In this thread and in the Oly forum thread. Anything in particular you wanted to point out? If it's the article you are pointing out then presumably by the same effects, whacking a UV filter on the front also has no negligible effect on an image and it would stop the scratch and the $269 front element replacement fee.

BLINDER
10th August 2009, 01:56 PM
In this thread and in the Oly forum thread. Anything in particular you wanted to point out? If it's the article you are pointing out then presumably by the same effects, whacking a UV filter on the front also has no negligible effect on an image and it would stop the scratch and the $269 front element replacement fee.

I still dispute that the filter has a negligible effect in the right/ wrong lighting conditions! I have shots that were harmed by the use of filters cause I tended to operate like most of us do - use it all the time!

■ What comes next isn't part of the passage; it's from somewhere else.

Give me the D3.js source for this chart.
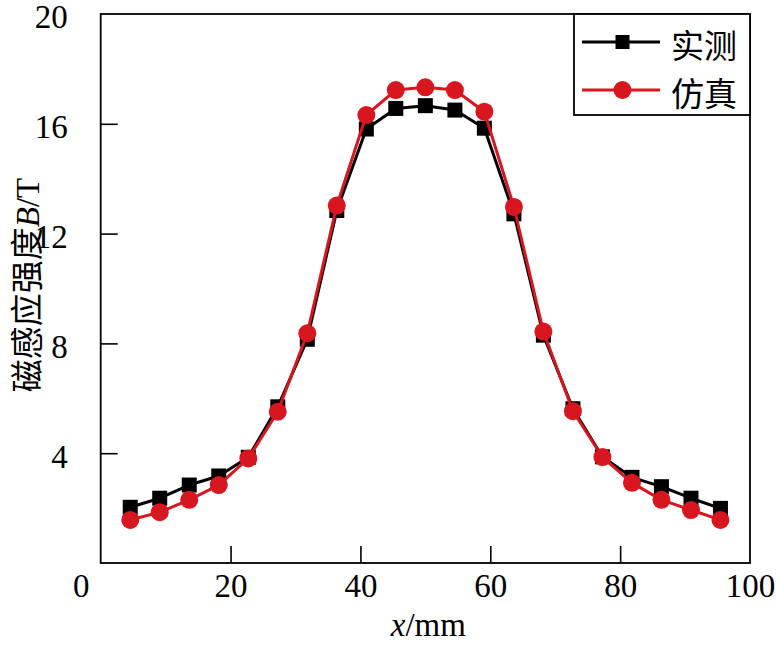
<!DOCTYPE html>
<html>
<head>
<meta charset="utf-8">
<script src="https://cdn.jsdelivr.net/npm/d3@7"></script>
<style>
  html, body { margin: 0; padding: 0; background: #fff; }
  svg { display: block; }
</style>
</head>
<body>
<svg id="chart" width="777" height="647"></svg>
<script>
// ---- data ----
const xValues = [4.55, 9.09, 13.64, 18.18, 22.73, 27.27, 31.82, 36.36, 40.91, 45.45, 50.00,
                 54.55, 59.09, 63.64, 68.18, 72.73, 77.27, 81.82, 86.36, 90.91, 95.45];
const measured = [2.03, 2.36, 2.84, 3.17, 3.85, 5.69, 8.15, 12.84, 15.81, 16.56, 16.66,
                  16.50, 15.84, 12.72, 8.30, 5.62, 3.87, 3.12, 2.78, 2.36, 1.99];
const simulated = [1.57, 1.85, 2.30, 2.84, 3.81, 5.51, 8.37, 13.02, 16.32, 17.23, 17.33,
                   17.23, 16.44, 12.97, 8.43, 5.53, 3.86, 2.92, 2.30, 1.93, 1.57];
const xTicks = [0, 20, 40, 60, 80, 100];
const yTicks = [4, 8, 12, 16, 20];
const seriesNames = ["实测", "仿真"];

// ---- layout ----
const svg = d3.select("#chart");
const L = 100.7, R = 750, T = 14, B = 563;
const x = d3.scaleLinear().domain([0, 100]).range([L, R]);
const y = d3.scaleLinear().domain([0, 20]).range([B, T]);
const latin = "'Liberation Serif', 'Times New Roman', serif";
const cjk = "'Noto Sans CJK SC', sans-serif";
const red = "#d7161f";

// axes
const xAxis = d3.axisBottom(x).tickValues(xTicks).tickSize(-17).tickPadding(17).tickFormat(d3.format("d"));
const gx = svg.append("g").attr("transform", `translate(0,${B})`).call(xAxis);
gx.select(".domain").remove();
gx.selectAll(".tick line").attr("stroke", "#000").attr("stroke-width", 1.6)
  .filter(d => d === 0 || d === 100).remove();
gx.selectAll(".tick text").attr("font-family", latin).attr("font-size", 33).attr("fill", "#000")
  .attr("dy", "0.5em")
  .attr("dx", d => d === 0 ? -20 : 0);

const yAxis = d3.axisLeft(y).tickValues(yTicks).tickSize(-17).tickPadding(33).tickFormat(d3.format("d"));
const gy = svg.append("g").attr("transform", `translate(${L},0)`).call(yAxis);
gy.select(".domain").remove();
gy.selectAll(".tick line").attr("stroke", "#000").attr("stroke-width", 1.6)
  .filter(d => d === 20).remove();
gy.selectAll(".tick text").attr("font-family", latin).attr("font-size", 33).attr("fill", "#000")
  .attr("dy", "0.42em");

// frame
svg.append("rect").attr("x", L).attr("y", T).attr("width", R - L).attr("height", B - T)
  .attr("fill", "none").attr("stroke", "#000").attr("stroke-width", 1.8);

// lines
const line = d3.line().x(d => x(d[0])).y(d => y(d[1]));
const mData = xValues.map((v, i) => [v, measured[i]]);
const sData = xValues.map((v, i) => [v, simulated[i]]);

svg.append("path").datum(mData).attr("d", line).attr("fill", "none")
  .attr("stroke", "#000").attr("stroke-width", 3).attr("stroke-linejoin", "round");
svg.append("g").selectAll("rect").data(mData).join("rect")
  .attr("x", d => x(d[0]) - 7.5).attr("y", d => y(d[1]) - 7.5)
  .attr("width", 15).attr("height", 15).attr("fill", "#000");

svg.append("path").datum(sData).attr("d", line).attr("fill", "none")
  .attr("stroke", red).attr("stroke-width", 3).attr("stroke-linejoin", "round");
svg.append("g").selectAll("circle").data(sData).join("circle")
  .attr("cx", d => x(d[0])).attr("cy", d => y(d[1])).attr("r", 9).attr("fill", red);

// legend
const lg = svg.append("g");
lg.append("rect").attr("x", 574).attr("y", T).attr("width", R - 574).attr("height", 101)
  .attr("fill", "#fff").attr("stroke", "#000").attr("stroke-width", 1.8);
const ly = [42, 90];
lg.append("line").attr("x1", 582).attr("x2", 660).attr("y1", ly[0]).attr("y2", ly[0])
  .attr("stroke", "#000").attr("stroke-width", 3);
lg.append("rect").attr("x", 622.5 - 7).attr("y", ly[0] - 7).attr("width", 14).attr("height", 14).attr("fill", "#000");
lg.append("line").attr("x1", 582).attr("x2", 660).attr("y1", ly[1]).attr("y2", ly[1])
  .attr("stroke", red).attr("stroke-width", 3);
lg.append("circle").attr("cx", 622.5).attr("cy", ly[1]).attr("r", 9).attr("fill", red);
seriesNames.forEach((n, i) => {
  lg.append("text").attr("x", 671).attr("y", ly[i] + 4).attr("dy", "0.35em")
    .attr("font-family", cjk).attr("font-size", 33).attr("fill", "#000").text(n);
});

// axis titles
const xt = svg.append("text").attr("x", (L + R) / 2 + 3).attr("y", 636).attr("text-anchor", "middle")
  .attr("font-family", latin).attr("font-size", 33).attr("fill", "#000");
xt.append("tspan").attr("font-style", "italic").text("x");
xt.append("tspan").text("/mm");

const yt = svg.append("text").attr("transform", "translate(39,285) rotate(-90)")
  .attr("text-anchor", "middle").attr("fill", "#000").attr("font-size", 33);
yt.append("tspan").attr("font-family", cjk).text("磁感应强度");
yt.append("tspan").attr("font-family", latin).attr("font-style", "italic").text("B");
yt.append("tspan").attr("font-family", latin).text("/T");
</script>
</body>
</html>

A scratch on a lens most probably will have NO performance issue on the lens itself.
A lens that smashes to the ground w/ a UV filter may suffer damage as a result of the filter glass breaking! Or it may not.
It's all personal. Use a filter or don't. Your choice. My decision says I'll save the money for other gear now.

My only reason for pointing out the 2nd post from dpreview in your example was the fact that the damage was potentially irrelevant to the person with the damaged lens so it wasn't necessarily a perfect example (in my opinion). Not having a go @ you!